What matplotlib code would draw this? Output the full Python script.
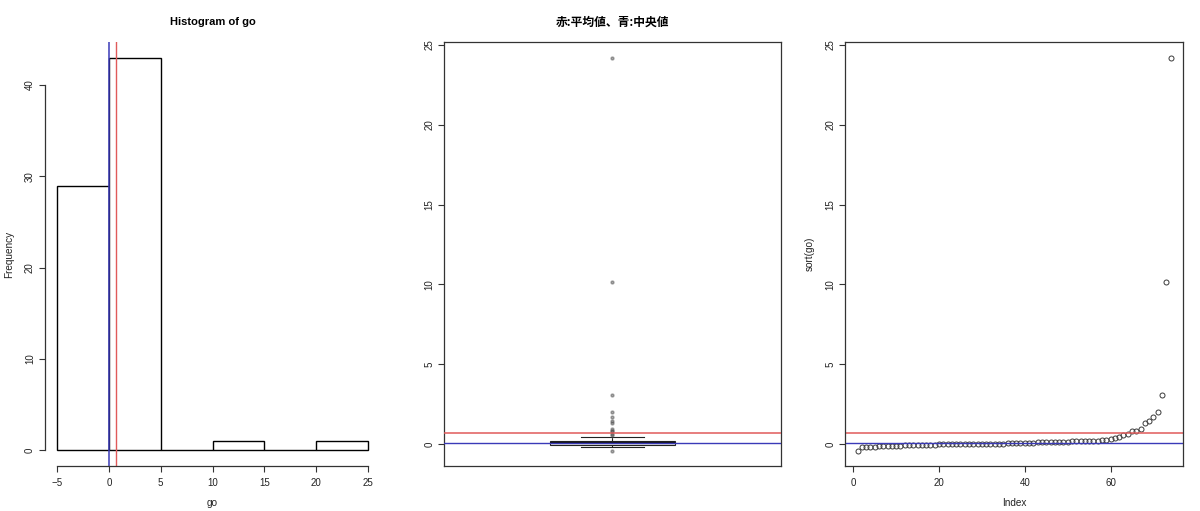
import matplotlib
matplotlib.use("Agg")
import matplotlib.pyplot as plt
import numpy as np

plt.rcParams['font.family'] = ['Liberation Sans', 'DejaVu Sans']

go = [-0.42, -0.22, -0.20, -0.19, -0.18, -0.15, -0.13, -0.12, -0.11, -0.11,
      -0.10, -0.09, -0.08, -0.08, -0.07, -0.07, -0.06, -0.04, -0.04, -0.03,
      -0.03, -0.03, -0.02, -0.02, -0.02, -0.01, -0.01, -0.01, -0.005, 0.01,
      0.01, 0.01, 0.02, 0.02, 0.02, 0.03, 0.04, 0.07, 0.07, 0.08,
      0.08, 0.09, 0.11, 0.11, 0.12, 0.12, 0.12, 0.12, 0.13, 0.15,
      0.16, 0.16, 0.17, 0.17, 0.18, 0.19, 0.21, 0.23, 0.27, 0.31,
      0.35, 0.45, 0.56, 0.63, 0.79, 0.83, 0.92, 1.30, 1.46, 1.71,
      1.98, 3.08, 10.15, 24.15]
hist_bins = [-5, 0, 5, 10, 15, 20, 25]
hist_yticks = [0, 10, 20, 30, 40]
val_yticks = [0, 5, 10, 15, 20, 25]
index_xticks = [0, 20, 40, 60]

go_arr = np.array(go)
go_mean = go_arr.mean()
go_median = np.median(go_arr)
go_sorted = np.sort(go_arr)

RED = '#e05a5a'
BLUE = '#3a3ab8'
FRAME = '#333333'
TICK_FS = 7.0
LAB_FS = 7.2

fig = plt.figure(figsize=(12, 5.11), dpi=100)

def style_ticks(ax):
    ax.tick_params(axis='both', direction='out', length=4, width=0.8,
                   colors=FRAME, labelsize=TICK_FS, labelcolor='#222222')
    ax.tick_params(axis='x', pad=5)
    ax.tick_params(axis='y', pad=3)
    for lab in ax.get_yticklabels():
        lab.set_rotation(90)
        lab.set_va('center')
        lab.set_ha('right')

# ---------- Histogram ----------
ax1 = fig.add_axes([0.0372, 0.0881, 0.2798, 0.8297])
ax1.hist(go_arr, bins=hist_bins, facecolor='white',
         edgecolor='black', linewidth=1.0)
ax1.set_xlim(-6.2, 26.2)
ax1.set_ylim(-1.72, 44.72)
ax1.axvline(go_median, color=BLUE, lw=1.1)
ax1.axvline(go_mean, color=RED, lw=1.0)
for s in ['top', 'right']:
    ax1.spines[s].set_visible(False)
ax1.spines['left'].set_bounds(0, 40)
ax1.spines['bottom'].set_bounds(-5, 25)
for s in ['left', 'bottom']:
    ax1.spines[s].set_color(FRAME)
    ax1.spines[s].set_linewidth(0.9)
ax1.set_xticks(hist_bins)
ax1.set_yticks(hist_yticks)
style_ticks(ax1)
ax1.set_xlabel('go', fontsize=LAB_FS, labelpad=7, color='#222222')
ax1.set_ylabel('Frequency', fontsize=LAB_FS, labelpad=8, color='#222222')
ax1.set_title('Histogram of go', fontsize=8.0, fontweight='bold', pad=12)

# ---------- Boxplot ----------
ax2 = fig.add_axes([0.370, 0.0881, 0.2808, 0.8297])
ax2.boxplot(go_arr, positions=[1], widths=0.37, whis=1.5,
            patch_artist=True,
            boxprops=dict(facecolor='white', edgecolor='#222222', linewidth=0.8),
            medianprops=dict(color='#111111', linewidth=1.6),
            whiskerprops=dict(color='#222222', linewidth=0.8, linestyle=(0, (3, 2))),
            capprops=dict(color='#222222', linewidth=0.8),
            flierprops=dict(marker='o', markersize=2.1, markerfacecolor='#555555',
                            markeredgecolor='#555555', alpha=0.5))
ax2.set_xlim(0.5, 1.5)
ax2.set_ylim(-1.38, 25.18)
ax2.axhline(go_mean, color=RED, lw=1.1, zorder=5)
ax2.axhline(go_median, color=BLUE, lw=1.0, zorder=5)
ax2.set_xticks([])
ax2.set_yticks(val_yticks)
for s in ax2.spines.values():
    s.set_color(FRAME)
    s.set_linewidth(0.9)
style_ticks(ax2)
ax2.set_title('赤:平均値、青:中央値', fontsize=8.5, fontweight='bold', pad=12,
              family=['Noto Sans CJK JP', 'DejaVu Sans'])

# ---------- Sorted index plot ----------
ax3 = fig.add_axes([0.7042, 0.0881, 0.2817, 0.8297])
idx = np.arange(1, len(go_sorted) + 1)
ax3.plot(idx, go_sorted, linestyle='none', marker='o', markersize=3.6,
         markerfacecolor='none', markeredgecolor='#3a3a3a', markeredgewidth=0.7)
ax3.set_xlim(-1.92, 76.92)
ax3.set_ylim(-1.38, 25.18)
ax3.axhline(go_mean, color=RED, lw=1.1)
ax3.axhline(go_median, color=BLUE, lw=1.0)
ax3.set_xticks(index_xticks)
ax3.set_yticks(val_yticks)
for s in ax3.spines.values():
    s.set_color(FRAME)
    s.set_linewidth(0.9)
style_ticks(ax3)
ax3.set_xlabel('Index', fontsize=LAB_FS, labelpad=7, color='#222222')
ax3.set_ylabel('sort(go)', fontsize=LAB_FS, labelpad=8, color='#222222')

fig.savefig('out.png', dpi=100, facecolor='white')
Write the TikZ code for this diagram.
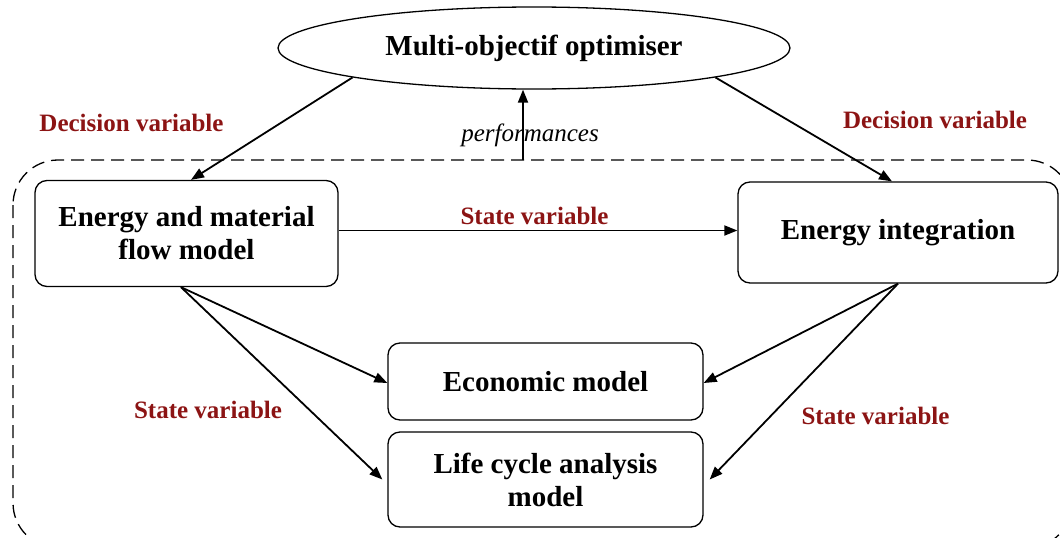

• • • • •

> TASK DESCRIPTION:
Repeat the lines of the listing above verbatim, beginning at its first line and ending at the line containing "plt.rcParams['font.family'] = ['Liberation", which is included. Omit pictures.

> PROBLEM SOLUTION:
What matplotlib code would draw this? Output the full Python script.
import matplotlib
matplotlib.use("Agg")
import matplotlib.pyplot as plt
import numpy as np

plt.rcParams['font.family'] = ['Liberation Sans', 'DejaVu Sans']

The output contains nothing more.